Le temps de la justice n'en finit pas. Depuis plus de 10 ans, les laboratoires Servier sont accusés d'avoir provoqué plusieurs centaines de décès avec le Médiator, un médicament antidiabétique largement utilisé comme coupe-faim. Il y a deux ans, le laboratoire pharmaceutique avait été condamné en première instance à plus de deux millions d'euros d'amende pour "tromperie aggravée". Mais il y a eu appel de la décision, et un nouveau procès a lieu depuis début janvier, un procès prévu pour durer 6 mois.
Le procès en appel du Médiator a commencé début janvier. Pour la pneumologue brestoise Irène Frachon, qui avait révélé l'ampleur du scandale sanitaire, cet énième procès est insupportable. "On attend toujours la même chose, malheureusement, qui n'a pas été obtenu lors du premier procès : une justice qui sanctionne de manière exemplaire un comportement totalement criminel et inacceptable" souligne-t-elle. "Servier a vendu en connaissance de cause un poison à des millions de consommateurs, et a provoqué la mort de milliers d'entre eux" poursuit-elle. "Ce sont des faits absolument inouïs par leur gravité, et qui doivent être condamnés" assène la pneumologue.
Débuté en janvier, le procès doit durer jusqu'au mois de juin. "Ces six mois sont à mes yeux absurdes. Ils font partie d'une stratégie d'étouffement de la justice et de manipulation de la justice par Servier qui prétend que l'affaire est extrêmement compliquée, et qui appelle à la barre des pseudos-experts américains absurdes qui viendront raconter n'importe quoi".
La question scientifique est extrêmement simple
En réalité, pour la médecin, la question posée est d'une grande simplicité. "Il n'y a en fait strictement aucun suspense, aucune question à laquelle on ne sache pas répondre : on a tous les documents qui montrent que Servier cachait la présence de cette norfenfluramine."

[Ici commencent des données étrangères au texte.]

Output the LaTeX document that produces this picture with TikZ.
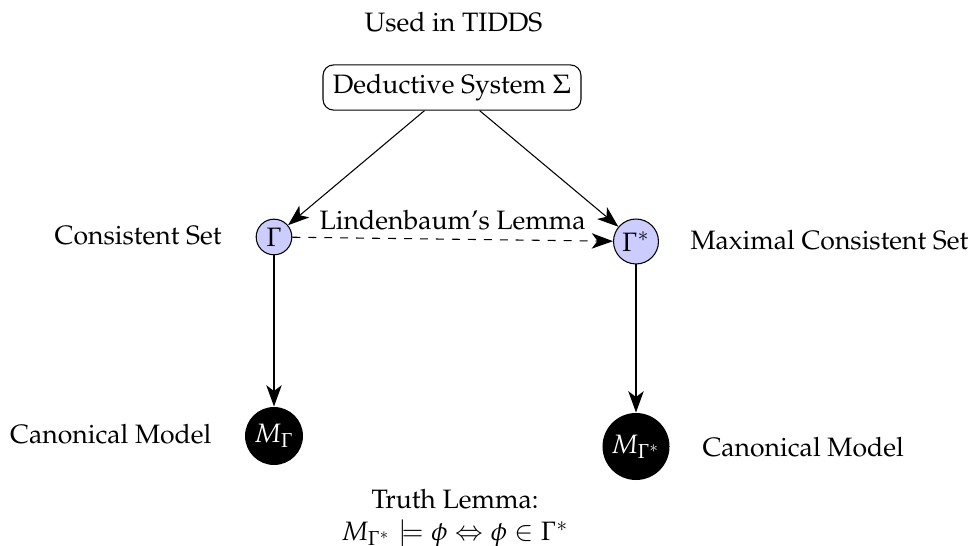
\documentclass[tikz,border=0pt]{standalone}
\usepackage[T1]{fontenc}
\usepackage{mathpazo}
\usetikzlibrary{arrows.meta}

\begin{document}
\begin{tikzpicture}[x=0.376pt,y=-0.376pt,
    every node/.style={font=\normalsize},
    plainlabel/.style={inner sep=0pt},
    setnode/.style={circle,draw=black,fill=blue!20,inner sep=0.5pt},
    modelnode/.style={circle,fill=black,text=white,inner sep=0.5pt},
    systembox/.style={draw,rounded corners=4pt,minimum width=97pt,minimum height=17pt,inner sep=2pt},
    tip/.style={-{Stealth[length=8pt,width=5.8pt,inset=2.2pt]}}]
  \useasboundingbox (0,0) rectangle (971,546);

  % title and the deductive system
  \node[plainlabel,anchor=base] (used) at (453.5,31.7) {Used in TIDDS};
  \node[systembox] (sys) at (452,87.5) {Deductive System $\Sigma$};

  % consistent sets
  \node[setnode,minimum size=13.4pt] (g) at (274,237) {$\Gamma$};
  \node[setnode,minimum size=16.9pt] (gs) at (636,241.5) {$\Gamma^*$};

  % canonical models
  \node[modelnode,minimum size=21.8pt] (mg) at (274,436) {$M_{\Gamma}$};
  \node[modelnode,minimum size=25.2pt] (mgs) at (636,446.5) {$M_{\Gamma^*}$};

  % side labels
  \node[plainlabel,anchor=base east] (cons) at (222,245) {Consistent Set};
  \node[plainlabel,anchor=base west] (maxc) at (690,250) {Maximal Consistent Set};
  \node[plainlabel,anchor=base east] (can1) at (212,444) {Canonical Model};
  \node[plainlabel,anchor=base west] (can2) at (702,457) {Canonical Model};

  % truth lemma
  \node[plainlabel,anchor=north,align=center] (truth) at (455,489)
    {Truth Lemma:\\ $M_{\Gamma^*}\models\phi\Leftrightarrow\phi\in\Gamma^*$};

  % connectors
  \draw[tip] (sys) -- (g);
  \draw[tip] (sys) -- (gs);
  \draw[tip,dashed] (g) -- node[above] (lind) {Lindenbaum's Lemma} (gs);
  \draw[tip] (g) -- (mg);
  \draw[tip] (gs) -- (mgs);
\end{tikzpicture}
\end{document}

Dans un propos liminaire lors de ce procès en appel, l'ex-numéro deux de Servier a admis une "erreur d'évaluation du risque". Pour le Dr Irène Frachon, c'est absurde. "Il y a zéro concession, c'est ce qu'ils disent depuis le début : 'Oui, on s'est un petit peu gouré'". Pour elle, Servier "a dissimulé qu'il s'agissait d'un poison mortel dont on ignorait rien, pendant 12 ans". Elle poursuit : "C'est pas une erreur d'évaluation ça, c'est un délit, un acte absolument fou et dont les conséquences sont ravageuses".
Les gens continuent à mourir
Dans son hôpital brestois de la Cavale Blanche, le Dr Irène Frachon continue de voir des patients victimes de ce médicament, alors que le Mediator est interdit depuis 2009. "14 ans après le retrait du Médiator, les gens continuent à en mourir, les victimes continuent à mourir ou à en souffrir" souligne la pneumologue. "En décembre, deux victimes que je connaissais très bien sont mortes après des agonies absolument effrayantes. Il y a trois jours, une de nos victimes a été opérée à cœur ouvert on lui a changé deux valves qui sont absolument typiques d'une intoxication au médiator et elle est actuellement en rédimation entre la vie et la mort" témoigne-t-elle.
Au terme de tant d'années de procédure, les victimes sont lasses. "Les victimes sont désabusées et sont désespérées. Elles ne comprennent pas, elles ne comprennent plus ce qui se passe, ces procès à répétition" souligne Irène Frachon. Par ailleurs, les procédures d'indemnisation sont complexes. Pour la pneumologue, "les victimes ont en face d'elles des monstres".
Dans la bande dessinée "Mediator, un crime chimiquement pur" (Editions Delseur) qui retrace le combat de la médecin brestoise, une double page reprend une partie des prénoms des victimes. Elles s'appellent Jacqueline, Monique ou Henriette, et sont mortes après avoir ingéré ce médicament. "Il faut se pencher sur ses prénoms, car on voit des générations les générations Mediator ceux qui ont été attaqués empoisonnés tués par le Mediator, ce sont des gens qui ont aujourd'hui 70 ans". "C'est aussi beaucoup de prénoms maghrébins, parce que le Mediator a été massivement consommé par des populations maghrébines en région PACA autour de Marseille". Ces dizaines, ces centaines de prénoms sont des personnes souvent issus de famille modestes. C'est pour elles qu'Irène Frachon a souhaite mené son combat. Le combat d'une vie.